Si nuestros sentidos, si nuestra razón, no oyen y no penetran la verdad y la belleza de esa palabra, ¿no es ello a causa de su incapacidad para las verdades divinas?

¿Debemos acaso sorprenderme de que un misterio desconcierte a la razón?

Dios nos habla, nos llama, nos convida…, es un misterio; es pues una muerte para nuestros sentidos y para nuestra razón; pues es propio de los misterios el inmolarlos.

El misterio es la vida del alma por la fe; fuera de allí no hay sino contradicción.

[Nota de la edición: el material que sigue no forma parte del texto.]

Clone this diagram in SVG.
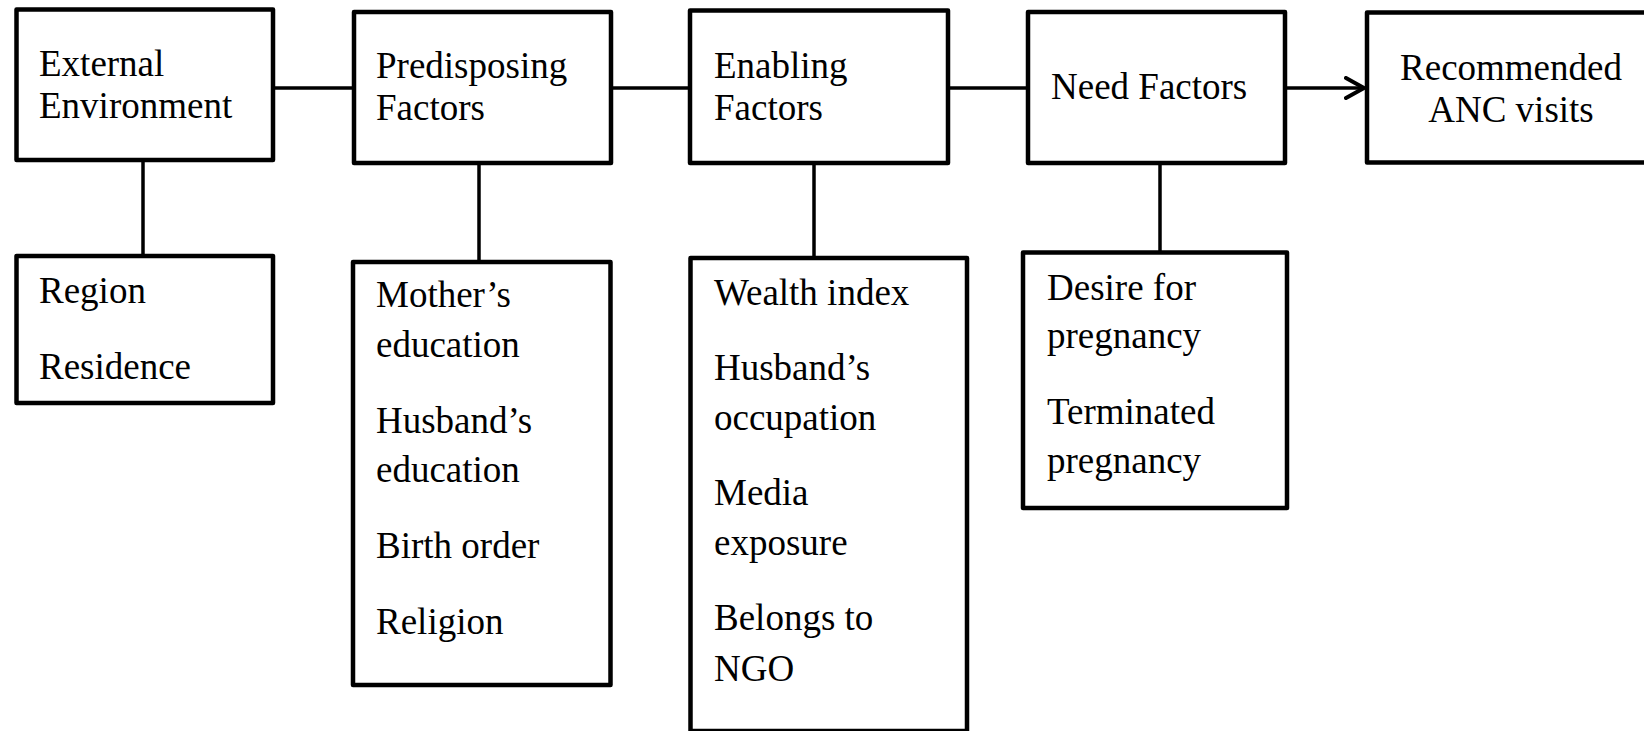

La acción divina mortifica y vivifica al mismo tiempo; cuanto más de muerte se siente, más vida da; cuanto más oscuro es el misterio, más luz contiene.

Esto es lo que hace que el alma sencilla no encuentre nada más divino que aquello que menos lo es en apariencia.

La vida de fe se cifra toda entera en esta lucha continua contra los sentidos.

¡Atención!...

Porque semejante es el reino de los cielos a cierto hombre rey que hizo bodas a su hijo. Y envió sus siervos a llamar a los convidados a las bodas…

¡Venid a las Bodas!

Pero muchos son los llamados y pocos los escogidos…

Para ello, recemos como la Santa Liturgia nos enseña:

¡Oh Dios!, omnipotente y misericordioso, aleja propicio de nosotros todo lo adverso; para que desembarazados de alma y cuerpo, Te sirvamos con libertad de espíritu.